Thursday, August 28, 2014

Slash featuring Myles Kennedy & The Conspirators - World On Fire - Reaching To New Heights

Slash has perhaps made his most powerful statement since walking onto the world stage with Guns 'N' Roses Appetite For Destruction way back in 1987. He's finally once again put the whole package together, and he's got the perfect team on World On Fire helping him to put it all across.

In a world reduced to mp3 files and ear buds, it's good to hear that some bands and acts are still doing it right, and making records that sound great. Slash has raised the bar another notch higher with his new album, World On Fire. Teaming up again with Myles Kennedy and The Conspirators, and bringing on for production duties longtime Kennedy collaborator Michael "Elvis" Baskette, everyone's favorite top hat has blessed us with an album filled with great guitars (excellent riffs, solos, and songs), state of the art vocals, and a throbbing rhythm section. This record is jumping out of my ancient studio monitors, and they're howling and thumbing like a Marshall 4X12 - and that's exactly how it should be.

Slash has also delivered the goods vis-a-vis the sheer amount of rock on this offering - World On Fire clocks in at over 77 minutes, a double album by any standard with 17 tracks that should keep the kids busy until at least Christmas. By now you've most likely heard the title track, and if you haven't go now to you local Youtube and check it out, because it's a great representation of what you'll get for your money here. It's picture perfect classic hard rock/metal that features a familiar but not that familiar opening salvo that wouldn't sound out of line on any '80s classic album, and it's solid as anything he's out out in his long, illustrious career.

Photo by Jamesy Koutelis
However, while this album visits, and pays homage to the past - it doesn't live there. This is heavy, hard, and contemporary. Slash is a guy who obviously keeps his ear close to the ground, and he's nowhere near a throwback to an earlier time. His partner Kennedy sees to that - his vocals occasionally pay tribute to such voices as Dickinson, Rose, and Coverdale, but as far as I can tell, he's doing them as well as they are these days, so I'm content with the parallels, and he's often brilliant in his own right. The Conspirators are particularly inspired on this album - Todd Kerns' bass tones are huge, and he's up in the mix quite nicely. His unholy racket on Beneath The Savage Sun is one of the best rides you'll take this year. When you hear someone talking about a ballsy bass sound, this is what it sounds like. Brent Fitz is perfect behind the kit as he sets a blistering pace across the album, driving the band, and being both musical and powerful.

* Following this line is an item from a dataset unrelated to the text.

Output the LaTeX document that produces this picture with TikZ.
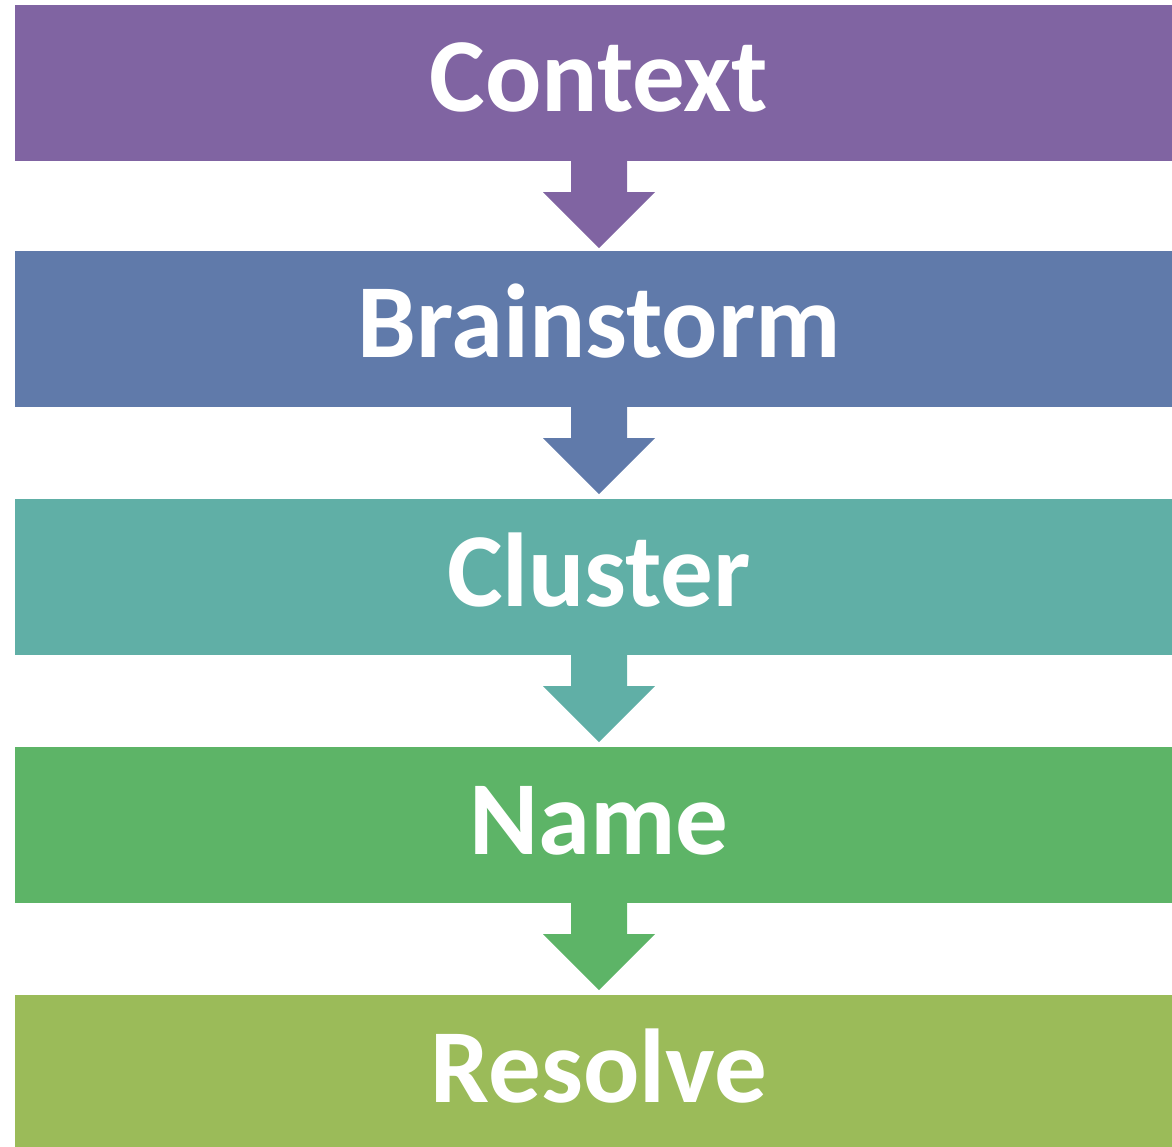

This album is surprisingly metallic. It's riff-a-rama time, and Slash has put in the time to insure there's nothing half baked to be found. His riffs are consistently engaging and classic in their conception and execution, his soloing is the best I've heard from him, he sounds smoother, faster, and his right hand seems to be getting better and better. The notes are popping of the neck, and there's none of the occasional sloppiness that hindered his work in the days of wine and roses. He's now standing beside the Schenkers, Tiptons, and Murrays of the world in terms of fast, clean, melodic, and ear catching solos. I invite longtime fans to listen close, and I'm guessing they'll agree that he's always been a very good player who is now closing in on some true greatness. His writing and playing has been elevated.

Photo by Richard Booth
I keep toggling back and forth between this and past Slash endeavors, and indeed World On Fire sounds more focused, more direct, and articulated. This album is mean and clean - it's production is crystal clear and pristine, but it's also right in your face and willing to take no prisoners. It's not as feral as 2012's Apocalyptic Love, but that doesn't mean that it doesn't rock even harder - Slash is the only guitarist here, and there's less trying to arrange for what sometimes sounded like a nod to a two guitar past. I will say that I definitely prefer the production on this album. Slash has conceptualized the guitar arrangements brilliantly throughout. Kennedy has never been better presented, and his dynamic range is more apparent than ever. This album sounds like a band, a great band - and that's the bottom line.

I'm going to resist my usual approach of going through the album song-by-song because I want you to discover them for their own qualities, but I'll add that the consistency of the package is blowing me away, and I'm thinking that you'll have this on your players for quite some time digesting its brilliance. You can pick up the needle and put it down at any point and come away smiling from ear to ear. The other reason for not going through the whole roster is the size of the roster - I'd be writing until next month, and all there really is to say is that you should buy this record, you should love this record, and I hope that Slash and this current outfit keep making records of this quality for a long, long time.

Slash has been a superstar for a long, long time, and he's certainly got a great catalog and resume behind him, but I truly feel that this album elevates him to yet a higher plain. The songs are better, the guitar playing has been tightened up, toughened up, and beautified, he and Kennedy are more eye to eye as writers, the band is growing as a working unit, and Michael Baskette has captured it all wonderfully. I'm more convinced than ever that a great producer is an essential part of the making of great records. There's now a whole generation that has missed the beauty of fantastic sounding rock, and they need to hear material such as this.